È stato anche osservato che nessuna allegazione vi era stata in ordine alla circostanza che le scale fossero scivolose e, peraltro, anche in base al richiamato art. 7 DPR 303/57, doveva, ai fini del nesso causale, essere dimostrato che le scale fossero normalmente bagnate o coperte da materiali putrescenti che imponessero la collocazione nel percorso di graticolati idonei a rendere sicuro il passaggio.
In relazione al secondo motivo, oltre a dovere ribadire le considerazioni che precedono, deve osservarsi che l'art. 48 d. lgs. 626/1994, che impone l'adozione, quando sia possibile, di attrezzature meccaniche per evitare la movimentazione manuale dei carichi, è diretto a tutelare le condizioni di salute del lavoratore connesse alla pesantezza dei carichi da trasportare, come di evince dalle previsioni di cui al quarto comma, e dal riferimento, in particolare, ai rischi di lesioni dorso - lombare e pertanto esula dall'oggetto della specifica doglianza.
Esclusa, pertanto, correttamente, la inadempienza del datore rispetto alla predisposizione di dispositivi di sicurezza, deve in conclusione ritenersi che la stessa configurabilità del comportamento abnorme non sia configurabile ai fini dell'esonero da responsabilità, essendo la mancanza di imputabilità del datore da ricollegare, piuttosto, come bene evidenziato dalla Corte del merito, alla mancanza di ogni nesso causale della caduta con la prestazione lavorativa svolta, le cui modalità non imponevano, per quanto visto, l'adozione delle cautele invocate dalla lavoratrice.

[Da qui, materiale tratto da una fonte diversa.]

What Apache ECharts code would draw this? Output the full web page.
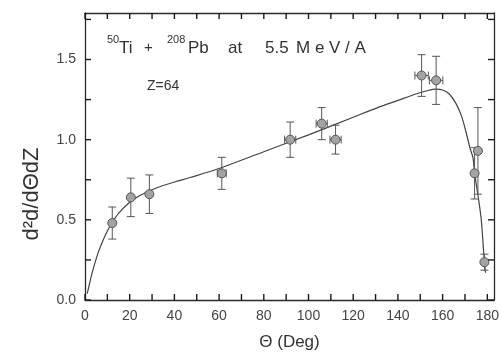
<!DOCTYPE html>
<html><head><meta charset="utf-8">
<script src="https://cdn.jsdelivr.net/npm/echarts@6/dist/echarts.min.js"></script>
<style>html,body{margin:0;padding:0;background:#fff}#c{width:502px;height:356px}</style>
</head><body><div id="c"></div>
<script>
// measured points
const theta     = [12.2, 20.5, 28.8, 61.2, 91.8, 105.9, 112.1, 150.6, 157.1, 174.3, 175.8, 178.7];
const yieldVals = [0.48, 0.64, 0.66, 0.79, 1.00, 1.10, 1.00, 1.40, 1.37, 0.79, 0.93, 0.236];
const yErr      = [0.10, 0.12, 0.12, 0.10, 0.11, 0.10, 0.09, 0.13, 0.15, 0.16, 0.27, 0.05];
const xErr      = [0, 0, 0, 2, 2.5, 2.5, 2.5, 3, 3, 0, 0, 0];
// model curve
const curveTheta = [1, 2, 3, 4, 6, 8, 10, 12, 15, 20, 25, 30, 35, 40, 47, 60, 80, 100, 120, 131, 140, 148, 153, 157, 160, 163, 166, 168.5, 170.6, 172.2, 173.6, 174.3, 176.1, 177.3, 178.7, 179.2];
const curveVals  = [0.04, 0.10, 0.16, 0.21, 0.30, 0.37, 0.43, 0.48, 0.54, 0.61, 0.655, 0.688, 0.714, 0.736, 0.764, 0.82, 0.925, 1.03, 1.14, 1.20, 1.245, 1.285, 1.305, 1.315, 1.31, 1.285, 1.225, 1.145, 1.04, 0.95, 0.886, 0.79, 0.627, 0.50, 0.236, 0.17];
// tick labels and tick marks
const xTicks = [0, 20, 40, 60, 80, 100, 120, 140, 160, 180];
const yTicks = [0.0, 0.5, 1.0, 1.5];
const xTickMarks = [0, 10, 20, 30, 40, 50, 60, 70, 80, 90, 100, 110, 120, 130, 140, 150, 160, 170, 180];
const yTickMarks = [0, 0.25, 0.5, 0.75, 1.0, 1.25, 1.5, 1.75];

const X_MAX = 183, Y_MAX = 1.79;
const AX = '#2a2a2a';
const chart = echarts.init(document.getElementById('c'), null, {renderer: 'canvas'});

const ptsData = theta.map((t, i) => [t, yieldVals[i]]);
const errData = theta.map((t, i) => [t, yieldVals[i], yErr[i], xErr[i]]);
const curveData = curveTheta.map((t, i) => [t, curveVals[i]]);
const xTickData = xTickMarks.map(v => [v, 0]);
const yTickData = yTickMarks.map(v => [0, v]);

function errItem(params, api) {
  const x = api.value(0), y = api.value(1), e = api.value(2), xe = api.value(3);
  const top = api.coord([x, y + e]), bot = api.coord([x, y - e]);
  const c = api.coord([x, y]);
  const st = {stroke: '#555', lineWidth: 1};
  const ch = [
    {type: 'line', shape: {x1: top[0], y1: top[1], x2: bot[0], y2: bot[1]}, style: st},
    {type: 'line', shape: {x1: top[0] - 4, y1: top[1], x2: top[0] + 4, y2: top[1]}, style: st},
    {type: 'line', shape: {x1: bot[0] - 4, y1: bot[1], x2: bot[0] + 4, y2: bot[1]}, style: st}
  ];
  if (xe > 0) {
    const l = api.coord([x - xe, y]), r = api.coord([x + xe, y]);
    ch.push({type: 'line', shape: {x1: l[0], y1: c[1], x2: r[0], y2: c[1]}, style: st});
    ch.push({type: 'line', shape: {x1: l[0], y1: c[1] - 4, x2: l[0], y2: c[1] + 4}, style: st});
    ch.push({type: 'line', shape: {x1: r[0], y1: c[1] - 4, x2: r[0], y2: c[1] + 4}, style: st});
  }
  return {type: 'group', children: ch};
}

const TL = 6;
const tst = {stroke: '#1a1a1a', lineWidth: 1.4};
// inward ticks along bottom and top, positioned by the x scale
function xTickItem(params, api) {
  const v = api.value(0);
  const b = api.coord([v, 0]), t = api.coord([v, Y_MAX]);
  return {type: 'group', children: [
    {type: 'line', shape: {x1: b[0], y1: b[1], x2: b[0], y2: b[1] - TL}, style: tst},
    {type: 'line', shape: {x1: t[0], y1: t[1], x2: t[0], y2: t[1] + TL}, style: tst}
  ]};
}
// inward ticks along left and right, positioned by the y scale
function yTickItem(params, api) {
  const v = api.value(1);
  const l = api.coord([0, v]), r = api.coord([X_MAX, v]);
  return {type: 'group', children: [
    {type: 'line', shape: {x1: l[0], y1: l[1], x2: l[0] + TL, y2: l[1]}, style: tst},
    {type: 'line', shape: {x1: r[0], y1: r[1], x2: r[0] - TL, y2: r[1]}, style: tst}
  ]};
}

const FONT = 'Liberation Sans';
const line = () => ({show: true, onZero: false, lineStyle: {color: AX, width: 1.3}});
const option = {
  backgroundColor: '#fff',
  animation: false,
  grid: {left: 85, right: 5, top: 13, bottom: 55},
  xAxis: [
    {type: 'value', min: 0, max: X_MAX, interval: 10, position: 'bottom',
     axisLine: line(), axisTick: {show: false},
     splitLine: {show: false},
     axisLabel: {formatter: v => xTicks.includes(v) ? String(v) : '', color: '#444', fontSize: 14, fontFamily: FONT, margin: 9, showMaxLabel: false},
     name: 'Θ (Deg)', nameLocation: 'middle', nameGap: 34,
     nameTextStyle: {fontSize: 17, color: '#333', fontFamily: FONT}},
    {type: 'value', min: 0, max: X_MAX, interval: 10, position: 'top',
     axisLine: line(), axisTick: {show: false},
     splitLine: {show: false}, axisLabel: {show: false}}
  ],
  yAxis: [
    {type: 'value', min: 0, max: Y_MAX, interval: 0.25, position: 'left',
     axisLine: line(), axisTick: {show: false},
     splitLine: {show: false},
     axisLabel: {formatter: v => yTicks.some(t => Math.abs(t - v) < 1e-6) ? v.toFixed(1) : '', color: '#444', fontSize: 14, fontFamily: FONT, margin: 9, showMaxLabel: false}},
    {type: 'value', min: 0, max: Y_MAX, interval: 0.25, position: 'right',
     axisLine: line(), axisTick: {show: false},
     splitLine: {show: false}, axisLabel: {show: false}}
  ],
  series: [
    {type: 'custom', data: xTickData, renderItem: xTickItem, clip: false, silent: true, z: 5},
    {type: 'custom', data: yTickData, renderItem: yTickItem, clip: false, silent: true, z: 5},
    {type: 'line', data: curveData, smooth: 0.3, showSymbol: false, symbol: 'none',
     lineStyle: {color: '#444', width: 1.2}, z: 2},
    {type: 'custom', data: errData, renderItem: errItem, z: 3},
    {type: 'scatter', data: ptsData, symbol: 'circle', symbolSize: 9,
     itemStyle: {color: '#a3a3a3', borderColor: '#555', borderWidth: 1, opacity: 1}, z: 4}
  ],
  graphic: [
    {type: 'text', x: 107, y: 40, style: {text: '50', font: '11px ' + FONT, fill: '#333', textVerticalAlign: 'middle'}},
    {type: 'text', x: 119, y: 48, style: {text: 'Ti', font: '17px ' + FONT, fill: '#333', textVerticalAlign: 'middle'}},
    {type: 'text', x: 144, y: 48, style: {text: '+', font: '15px ' + FONT, fill: '#333', textVerticalAlign: 'middle'}},
    {type: 'text', x: 167, y: 40, style: {text: '208', font: '11px ' + FONT, fill: '#333', textVerticalAlign: 'middle'}},
    {type: 'text', x: 188, y: 48, style: {text: 'Pb', font: '17px ' + FONT, fill: '#333', textVerticalAlign: 'middle'}},
    {type: 'text', x: 228, y: 48, style: {text: 'at', font: '17px ' + FONT, fill: '#333', textVerticalAlign: 'middle'}},
    {type: 'text', x: 265, y: 48, style: {text: '5.5', font: '17px ' + FONT, fill: '#333', textVerticalAlign: 'middle'}},
    {type: 'text', x: 296, y: 48, style: {text: 'M e V / A', font: '17px ' + FONT, fill: '#333', textVerticalAlign: 'middle'}},
    {type: 'text', x: 147, y: 86, style: {text: 'Z=64', font: '14px ' + FONT, fill: '#333', textVerticalAlign: 'middle'}},
    {type: 'text', x: 32, y: 194, rotation: Math.PI / 2,
     style: {text: 'd²d/dΘdZ', font: '22px ' + FONT, fill: '#333', textAlign: 'center', textVerticalAlign: 'middle'}}
  ]
};
chart.setOption(option);
</script></body></html>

Alla stregua delle esposte considerazioni, deve pervenirsi al rigetto del ricorso.
Le spese del presente giudizio cedono, per il principio della soccombenza, a carico della C. e si liquidano come da dispositivo.

P.Q.M.


La Corte rigetta il ricorso e condanna la ricorrente al pagamento, in favore dei contro ricorrenti, delle spese del presente giudizio, liquidate in euro 100,00 per esborsi, in euro 3000,00 per compensi professionali, oltre accessori come per legge.